In 1803, Federal District Judge John Pickering, whose mental state had declined, was impeached and removed on charges of habitual drunkenness. Pickering was only the second official to be impeached by the United States House of Representatives, and was the first official to be thereafter removed after a trial by the United States Senate. This successful removal of a judge from office through impeachment emboldened many in Congress to use the tool of impeachment as a means of pushing the Supreme Court towards subservience. Similarly encouraging was the removal of Pennsylvania judge Alexander Addison through an impeachment by that state's legislature. The resolution that officially impeached Chase was adopted by the House of Representatives only an hour after Pickering was convicted in his impeachment trial on March 12, 1804. Democratic–Republicans took a broad view of what impeachment could be used for. They effectively believed that the Congress could use impeachment to remove judges whose opinions were disfavored by more than one-third of senators, viewing this as a means of keeping judges in line with the sentiments of "the people".

Impeachment in the House of Representatives

Vote to launch impeachment inquiry
An impeachment inquiry was launched against Chase led by the special committee appointed "to inquire into the official conduct of Samuel Chase, one of the associate Justices of the Supreme Court of the United States, and of Richard Peters, district judge of the district judge of the district of Pennsylvania". The resolution to appoint a special committee to investigate Chase was introduced to the House by John Randolph of Roanoke on January 5, 1804. On January 6, 1804, an investigation of Judge Richard Peters of the District of Pennsylvania was added, by amendment, to the proposed resolution for the special committee in a 79–37 vote of the House. The amended resolution was adopted by the House on January 7, 1804 in an 81–40 vote.

Early inquiry developments
The Congressmen appointed to the special committee to run the inquiry were John Boyle, Joseph Clay, Peter Early, Roger Griswold, Benjamin Huger, Joseph Hopper Nicholson, John Randolph of Roanoke.

On January 10, 1804, the House authorized the special committee to send for people, papers, and records. On January 30, 1804, the House authorized them to print any documents and papers that they deemed to be necessary.

Adoption of impeachment resolution
The special committee running the impeachment inquiry submitted a report to the House on March 6, 1804 recommending the impeachment of Chase along with an impeachment resolution. On March 12, 1804, the special committee formally presented its report on its investigations to the full House. The reported read,

The committee had also created a great number of printed documents that outlined a number of testimonies and depositions taken both by the committee itself and by others.

On March 12, 1804, after the special committee reported to the House, the House proceeded without debate to vote on the impeachment resolution. The House voted 73–32 to adopt the resolution to impeach Chase.
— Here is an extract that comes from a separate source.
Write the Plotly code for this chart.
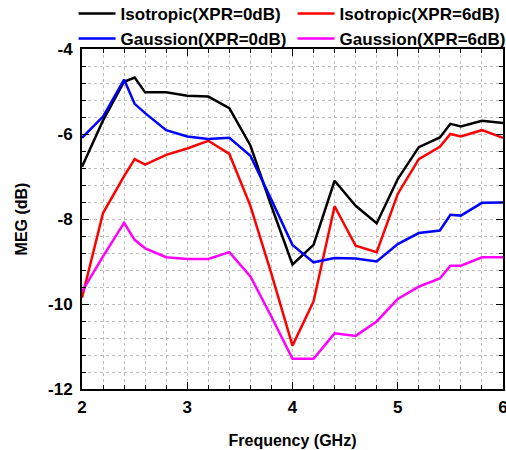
import plotly.graph_objects as go

freq = [2.0, 2.2, 2.4, 2.5, 2.6, 2.8, 3.0, 3.2, 3.4, 3.6, 3.8, 4.0, 4.2, 4.4, 4.6, 4.8, 5.0, 5.2, 5.4, 5.5, 5.6, 5.8, 6.0]

iso_0db = [-6.77, -5.68, -4.77, -4.67, -5.02, -5.02, -5.10, -5.12, -5.39, -6.27, -7.70, -9.07, -8.61, -7.10, -7.69, -8.10, -7.06, -6.31, -6.08, -5.76, -5.82, -5.69, -5.74]
iso_6db = [-9.85, -7.86, -6.99, -6.59, -6.72, -6.49, -6.34, -6.16, -6.47, -7.69, -9.29, -10.98, -9.94, -7.70, -8.63, -8.78, -7.41, -6.59, -6.30, -6.00, -6.06, -5.91, -6.09]
gau_0db = [-6.09, -5.59, -4.72, -5.29, -5.51, -5.91, -6.06, -6.12, -6.09, -6.51, -7.55, -8.61, -9.02, -8.92, -8.93, -9.00, -8.59, -8.33, -8.27, -7.90, -7.92, -7.62, -7.61]
gau_6db = [-9.71, -8.88, -8.09, -8.49, -8.69, -8.90, -8.94, -8.94, -8.78, -9.35, -10.30, -11.29, -11.29, -10.69, -10.75, -10.41, -9.88, -9.59, -9.40, -9.10, -9.10, -8.90, -8.90]

series = [
    ("Isotropic(XPR=0dB)", iso_0db, "#000000"),
    ("Isotropic(XPR=6dB)", iso_6db, "#FF0000"),
    ("Gaussion(XPR=0dB)", gau_0db, "#0000FF"),
    ("Gaussion(XPR=6dB)", gau_6db, "#FF00FF"),
]

x_ticks = [2, 3, 4, 5, 6]
y_ticks = [-12, -10, -8, -6, -4]

fig = go.Figure()
for name, vals, color in series:
    fig.add_trace(go.Scatter(x=freq, y=vals, mode="lines", name=name,
                             line=dict(color=color, width=2.5)))

font_family = "Liberation Sans, Arial, sans-serif"
axis_common = dict(
    showline=True, linecolor="#000000", linewidth=2, mirror="allticks",
    ticks="inside", ticklen=7, tickwidth=1.2, tickcolor="#000000",
    showgrid=True, gridcolor="#bdbdbd", griddash="dot", gridwidth=1,
    zeroline=False, ticklabeloverflow="allow",
    tickfont=dict(family=font_family, size=17, color="#000000", weight="bold"),
)

fig.update_layout(
    width=506, height=450,
    margin=dict(l=82, r=3, t=49, b=61, autoexpand=False),
    paper_bgcolor="white", plot_bgcolor="white",
    font=dict(family=font_family, color="#000000"),
    showlegend=True,
    legend=dict(
        orientation="h", x=-0.02, y=1.156, xref="paper", yref="paper",
        xanchor="left", yanchor="top",
        entrywidth=167, entrywidthmode="pixels",
        font=dict(family=font_family, size=17, color="#000000", weight="bold"),
        bgcolor="rgba(0,0,0,0)", tracegroupgap=0, itemwidth=37,
    ),
    xaxis=dict(
        range=[2, 6], tickvals=x_ticks, ticktext=[str(v) for v in x_ticks],
        ticklabelstandoff=2,
        minor=dict(dtick=0.2, ticks="inside", ticklen=4, tickcolor="#000000",
                   showgrid=True, gridcolor="#bdbdbd", griddash="dot", gridwidth=1),
        title=dict(text="Frequency (GHz)", standoff=18,
                   font=dict(family=font_family, size=16, color="#000000", weight="bold")),
        **axis_common,
    ),
    yaxis=dict(
        range=[-12, -4], tickvals=y_ticks, ticktext=[str(v) for v in y_ticks],
        ticklabelstandoff=4,
        minor=dict(dtick=0.4, tick0=-12, ticks="inside", ticklen=4, tickcolor="#000000",
                   showgrid=True, gridcolor="#bdbdbd", griddash="dot", gridwidth=1),
        title=dict(text="MEG (dB)", standoff=16,
                   font=dict(family=font_family, size=16, color="#000000", weight="bold")),
        **axis_common,
    ),
)

fig.write_html("out.html")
This marked the third time that the United States House of Representatives had voted to practice its power to impeach a federal civil officer, with the two previous incidents being the 1797 impeachment of William Blount (which saw the United States Senate vote to dismiss the charges due to questions over whether members of the United States Congress were actually constitutionally subject to its own impeachment powers) and the 1803 impeachment of New Hampshire federal district court judge John Pickering. The vote to adopt the impeachment resolution, incidentally, came only one hour after the Senate voted to convict Pickering in Pickering's impeachment trial.

The impeachment resolution read:

After the adoption of the resolution, Congressmen John Randolph of Roanoke and Peter Early were appointed to a committee to go before the Senate and inform them of the impeachment vote. On March 14, 1804, the House received a message from the Senate that the Senate would take proper order on impeachment.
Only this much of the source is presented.